→ **SET TASK**:
Copy everything in the data below exactly except the pictures.

→ **RECORDED DATA**:

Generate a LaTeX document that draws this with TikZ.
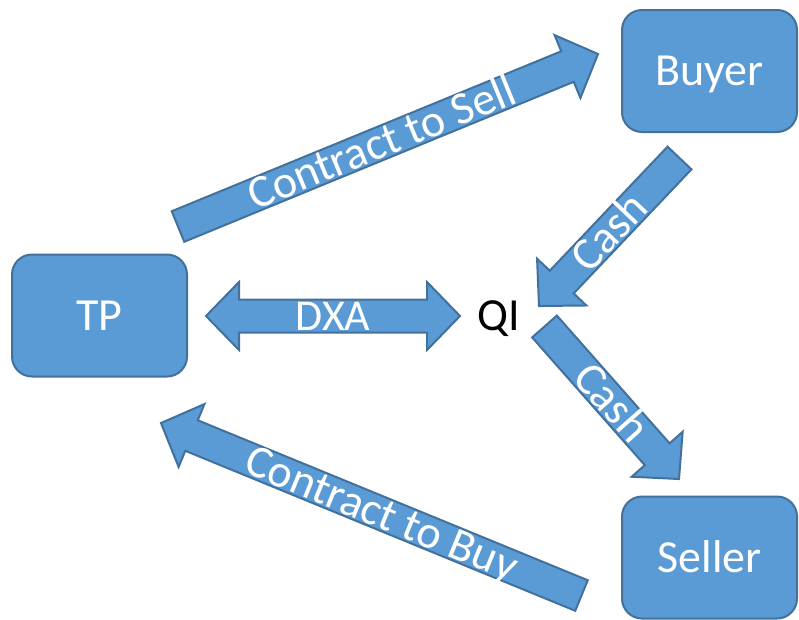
\documentclass[tikz,border=0pt]{standalone}
\usepackage{fontspec}
\setmainfont{Carlito}
\usetikzlibrary{calc}

\definecolor{shapefill}{HTML}{5B9BD5}
\definecolor{shapeline}{HTML}{41719C}

\tikzset{
  blk/.style={fill=shapefill, draw=shapeline, line width=2pt, line join=miter},
  big/.style={font=\fontsize{46}{52}\selectfont, text height=29pt, text depth=0pt, inner sep=0pt},
  party/.style={blk, big, rounded corners=20pt, minimum width=175pt, minimum height=122pt, text=white},
  lbl/.style={big, text=white},
}

% single block arrow: name, tail centre, tip
\newcommand\blockarrow[3]{%
  \coordinate (#1-b) at ($(#3)!33pt!(#2)$);
  \draw[blk] ($(#2)!16.5pt!90:(#3)$) -- ($(#1-b)!16.5pt!90:(#3)$) -- ($(#1-b)!34pt!90:(#3)$)
    -- (#3) -- ($(#1-b)!34pt!-90:(#3)$) -- ($(#1-b)!16.5pt!-90:(#3)$)
    -- ($(#2)!16.5pt!-90:(#3)$) -- cycle;
}

\begin{document}
\begin{tikzpicture}[x=1pt, y=-1pt]
  \useasboundingbox (0,0) rectangle (799,619);

  % parties
  \node[party] (tp) at (99.5,315.5) {TP};
  \node[party] (buyer) at (709.5,71) {Buyer};
  \node[party] (seller) at (709.5,557.5) {Seller};
  \node[big] (qi) at (499,316) {QI};

  % arrow end points
  \coordinate (sellT) at (178,226.5);   \coordinate (sellP) at (598,54);
  \coordinate (cashAT) at (679.5,158);  \coordinate (cashAP) at (539,306);
  \coordinate (cashBT) at (544.5,326.5);\coordinate (cashBP) at (679,479);
  \coordinate (buyT) at (581.5,595.5);  \coordinate (buyP) at (161,423);
  \coordinate (dxaL) at (206,316);      \coordinate (dxaR) at (460,316);

  \blockarrow{sell}{sellT}{sellP}
  \blockarrow{casha}{cashAT}{cashAP}
  \blockarrow{cashb}{cashBT}{cashBP}
  \blockarrow{buy}{buyT}{buyP}

  % two-headed arrow
  \coordinate (dxaL-b) at ($(dxaL)!33pt!(dxaR)$);
  \coordinate (dxaR-b) at ($(dxaR)!33pt!(dxaL)$);
  \draw[blk] (dxaL) -- ($(dxaL-b)!34pt!90:(dxaR)$) -- ($(dxaL-b)!16.5pt!90:(dxaR)$)
    -- ($(dxaR-b)!16.5pt!-90:(dxaL)$) -- ($(dxaR-b)!34pt!-90:(dxaL)$) -- (dxaR)
    -- ($(dxaR-b)!34pt!90:(dxaL)$) -- ($(dxaR-b)!16.5pt!90:(dxaL)$)
    -- ($(dxaL-b)!16.5pt!-90:(dxaR)$) -- ($(dxaL-b)!34pt!-90:(dxaR)$) -- cycle;

  % labels on the arrows
  \path (sellT) -- node[lbl, sloped, pos=0.485] (sellLbl) {Contract to Sell} (sellP);
  \path (cashAT) -- node[lbl, sloped] (cashALbl) {Cash} (cashAP);
  \path (cashBT) -- node[lbl, sloped] (cashBLbl) {Cash} (cashBP);
  \path (buyT) -- node[lbl, sloped, pos=0.475] (buyLbl) {Contract to Buy} (buyP);
  \path (dxaL) -- node[lbl, font=\fontsize{44}{50}\selectfont] (dxaLbl) {DXA} (dxaR);
\end{tikzpicture}
\end{document}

→ **ANSWER IN FULL**:
Generate a LaTeX document that draws this with TikZ.
\documentclass[tikz,border=0pt]{standalone}
\usepackage{fontspec}
\setmainfont{Carlito}
\usetikzlibrary{calc}

\definecolor{shapefill}{HTML}{5B9BD5}
\definecolor{shapeline}{HTML}{41719C}

\tikzset{
  blk/.style={fill=shapefill, draw=shapeline, line width=2pt, line join=miter},
  big/.style={font=\fontsize{46}{52}\selectfont, text height=29pt, text depth=0pt, inner sep=0pt},
  party/.style={blk, big, rounded corners=20pt, minimum width=175pt, minimum height=122pt, text=white},
  lbl/.style={big, text=white},
}

% single block arrow: name, tail centre, tip
\newcommand\blockarrow[3]{%
  \coordinate (#1-b) at ($(#3)!33pt!(#2)$);
  \draw[blk] ($(#2)!16.5pt!90:(#3)$) -- ($(#1-b)!16.5pt!90:(#3)$) -- ($(#1-b)!34pt!90:(#3)$)
    -- (#3) -- ($(#1-b)!34pt!-90:(#3)$) -- ($(#1-b)!16.5pt!-90:(#3)$)
    -- ($(#2)!16.5pt!-90:(#3)$) -- cycle;
}

\begin{document}
\begin{tikzpicture}[x=1pt, y=-1pt]
  \useasboundingbox (0,0) rectangle (799,619);

  % parties
  \node[party] (tp) at (99.5,315.5) {TP};
  \node[party] (buyer) at (709.5,71) {Buyer};
  \node[party] (seller) at (709.5,557.5) {Seller};
  \node[big] (qi) at (499,316) {QI};

  % arrow end points
  \coordinate (sellT) at (178,226.5);   \coordinate (sellP) at (598,54);
  \coordinate (cashAT) at (679.5,158);  \coordinate (cashAP) at (539,306);
  \coordinate (cashBT) at (544.5,326.5);\coordinate (cashBP) at (679,479);
  \coordinate (buyT) at (581.5,595.5);  \coordinate (buyP) at (161,423);
  \coordinate (dxaL) at (206,316);      \coordinate (dxaR) at (460,316);

  \blockarrow{sell}{sellT}{sellP}
  \blockarrow{casha}{cashAT}{cashAP}
  \blockarrow{cashb}{cashBT}{cashBP}
  \blockarrow{buy}{buyT}{buyP}

  % two-headed arrow
  \coordinate (dxaL-b) at ($(dxaL)!33pt!(dxaR)$);
  \coordinate (dxaR-b) at ($(dxaR)!33pt!(dxaL)$);
  \draw[blk] (dxaL) -- ($(dxaL-b)!34pt!90:(dxaR)$) -- ($(dxaL-b)!16.5pt!90:(dxaR)$)
    -- ($(dxaR-b)!16.5pt!-90:(dxaL)$) -- ($(dxaR-b)!34pt!-90:(dxaL)$) -- (dxaR)
    -- ($(dxaR-b)!34pt!90:(dxaL)$) -- ($(dxaR-b)!16.5pt!90:(dxaL)$)
    -- ($(dxaL-b)!16.5pt!-90:(dxaR)$) -- ($(dxaL-b)!34pt!-90:(dxaR)$) -- cycle;

  % labels on the arrows
  \path (sellT) -- node[lbl, sloped, pos=0.485] (sellLbl) {Contract to Sell} (sellP);
  \path (cashAT) -- node[lbl, sloped] (cashALbl) {Cash} (cashAP);
  \path (cashBT) -- node[lbl, sloped] (cashBLbl) {Cash} (cashBP);
  \path (buyT) -- node[lbl, sloped, pos=0.475] (buyLbl) {Contract to Buy} (buyP);
  \path (dxaL) -- node[lbl, font=\fontsize{44}{50}\selectfont] (dxaLbl) {DXA} (dxaR);
\end{tikzpicture}
\end{document}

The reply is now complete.